## Set problem
Review the material and extract every line in which the word "this" occurs.

## Material

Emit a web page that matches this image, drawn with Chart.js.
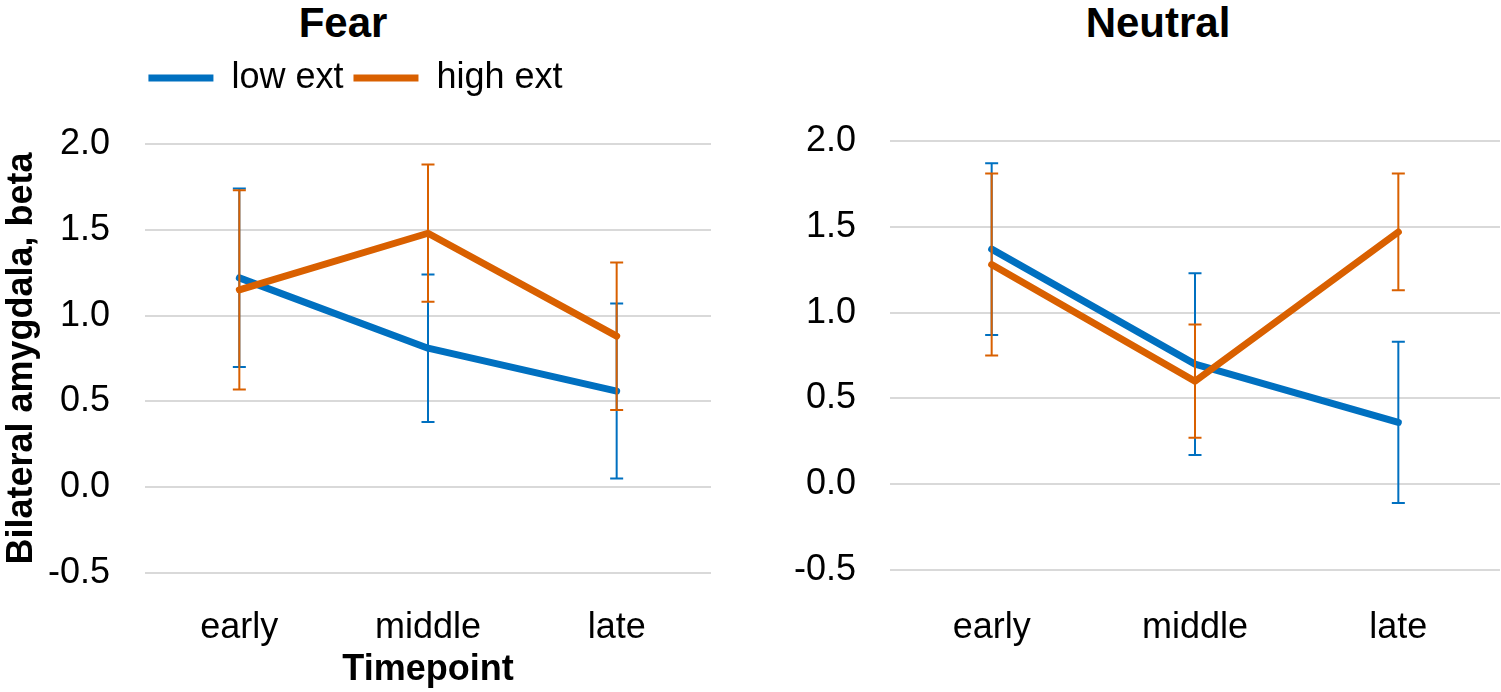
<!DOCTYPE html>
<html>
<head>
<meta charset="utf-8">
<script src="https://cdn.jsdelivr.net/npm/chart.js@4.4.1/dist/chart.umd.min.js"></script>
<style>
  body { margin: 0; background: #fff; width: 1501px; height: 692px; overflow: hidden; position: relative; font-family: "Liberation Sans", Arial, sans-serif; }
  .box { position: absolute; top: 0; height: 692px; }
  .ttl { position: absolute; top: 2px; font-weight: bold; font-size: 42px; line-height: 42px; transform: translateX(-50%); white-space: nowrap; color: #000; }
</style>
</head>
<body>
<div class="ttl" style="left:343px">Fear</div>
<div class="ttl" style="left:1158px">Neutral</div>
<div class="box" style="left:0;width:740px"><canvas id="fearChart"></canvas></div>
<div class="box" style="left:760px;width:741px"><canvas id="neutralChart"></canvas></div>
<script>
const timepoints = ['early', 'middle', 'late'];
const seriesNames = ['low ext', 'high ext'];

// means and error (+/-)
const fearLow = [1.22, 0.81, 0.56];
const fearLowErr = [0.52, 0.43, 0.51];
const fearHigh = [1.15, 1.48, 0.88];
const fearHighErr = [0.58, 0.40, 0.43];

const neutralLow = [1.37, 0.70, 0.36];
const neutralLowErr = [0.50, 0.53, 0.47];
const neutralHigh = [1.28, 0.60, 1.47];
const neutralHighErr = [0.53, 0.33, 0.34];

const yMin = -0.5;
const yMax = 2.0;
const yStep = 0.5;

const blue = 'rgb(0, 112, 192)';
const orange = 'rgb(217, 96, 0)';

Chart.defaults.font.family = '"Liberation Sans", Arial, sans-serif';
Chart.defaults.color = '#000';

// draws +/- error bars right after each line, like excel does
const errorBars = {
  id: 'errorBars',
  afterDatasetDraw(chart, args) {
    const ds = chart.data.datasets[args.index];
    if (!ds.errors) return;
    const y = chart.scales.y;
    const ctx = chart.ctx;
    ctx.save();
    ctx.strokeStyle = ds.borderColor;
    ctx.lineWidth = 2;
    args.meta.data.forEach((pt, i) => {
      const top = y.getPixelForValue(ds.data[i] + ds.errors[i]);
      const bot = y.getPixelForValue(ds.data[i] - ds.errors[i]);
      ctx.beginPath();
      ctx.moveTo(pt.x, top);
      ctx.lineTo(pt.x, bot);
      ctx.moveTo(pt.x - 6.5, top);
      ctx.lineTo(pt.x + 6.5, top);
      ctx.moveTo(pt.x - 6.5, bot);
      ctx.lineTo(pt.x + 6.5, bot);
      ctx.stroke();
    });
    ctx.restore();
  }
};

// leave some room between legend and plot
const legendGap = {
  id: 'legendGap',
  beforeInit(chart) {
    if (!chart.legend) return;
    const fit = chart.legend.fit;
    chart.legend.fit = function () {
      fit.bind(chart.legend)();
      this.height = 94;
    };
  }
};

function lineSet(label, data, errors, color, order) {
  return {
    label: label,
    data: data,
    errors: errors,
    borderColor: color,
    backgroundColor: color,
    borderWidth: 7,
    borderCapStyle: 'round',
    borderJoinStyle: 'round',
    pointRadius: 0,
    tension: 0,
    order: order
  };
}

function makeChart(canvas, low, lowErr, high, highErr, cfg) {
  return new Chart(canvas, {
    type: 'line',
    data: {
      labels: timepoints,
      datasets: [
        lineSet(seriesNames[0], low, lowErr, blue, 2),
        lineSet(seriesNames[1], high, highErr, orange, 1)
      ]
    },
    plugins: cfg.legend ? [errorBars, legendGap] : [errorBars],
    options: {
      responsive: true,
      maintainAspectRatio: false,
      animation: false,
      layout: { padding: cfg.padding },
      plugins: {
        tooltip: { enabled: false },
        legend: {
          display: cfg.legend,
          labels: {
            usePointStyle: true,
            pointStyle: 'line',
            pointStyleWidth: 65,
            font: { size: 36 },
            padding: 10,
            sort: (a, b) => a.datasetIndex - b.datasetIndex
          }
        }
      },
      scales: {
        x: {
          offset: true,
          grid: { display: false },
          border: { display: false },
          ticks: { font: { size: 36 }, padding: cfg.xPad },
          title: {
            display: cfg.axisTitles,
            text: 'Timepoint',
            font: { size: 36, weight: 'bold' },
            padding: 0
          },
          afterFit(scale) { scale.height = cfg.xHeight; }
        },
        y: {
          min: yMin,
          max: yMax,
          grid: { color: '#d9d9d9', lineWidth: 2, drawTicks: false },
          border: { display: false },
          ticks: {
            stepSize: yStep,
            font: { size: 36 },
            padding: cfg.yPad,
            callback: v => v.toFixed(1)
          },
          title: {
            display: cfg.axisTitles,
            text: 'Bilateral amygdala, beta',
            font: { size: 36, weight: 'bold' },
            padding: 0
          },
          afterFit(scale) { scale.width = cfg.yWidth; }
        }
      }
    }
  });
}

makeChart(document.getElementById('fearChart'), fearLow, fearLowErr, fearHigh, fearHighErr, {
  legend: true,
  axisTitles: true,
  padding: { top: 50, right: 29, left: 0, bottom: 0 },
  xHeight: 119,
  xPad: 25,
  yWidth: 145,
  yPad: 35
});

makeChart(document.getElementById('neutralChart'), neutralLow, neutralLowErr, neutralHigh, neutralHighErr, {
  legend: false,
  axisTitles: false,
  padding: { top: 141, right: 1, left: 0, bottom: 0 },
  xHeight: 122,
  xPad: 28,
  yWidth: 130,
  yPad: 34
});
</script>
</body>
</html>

## Written answer
Emit a web page that matches this image, drawn with Chart.js.
      this.height = 94;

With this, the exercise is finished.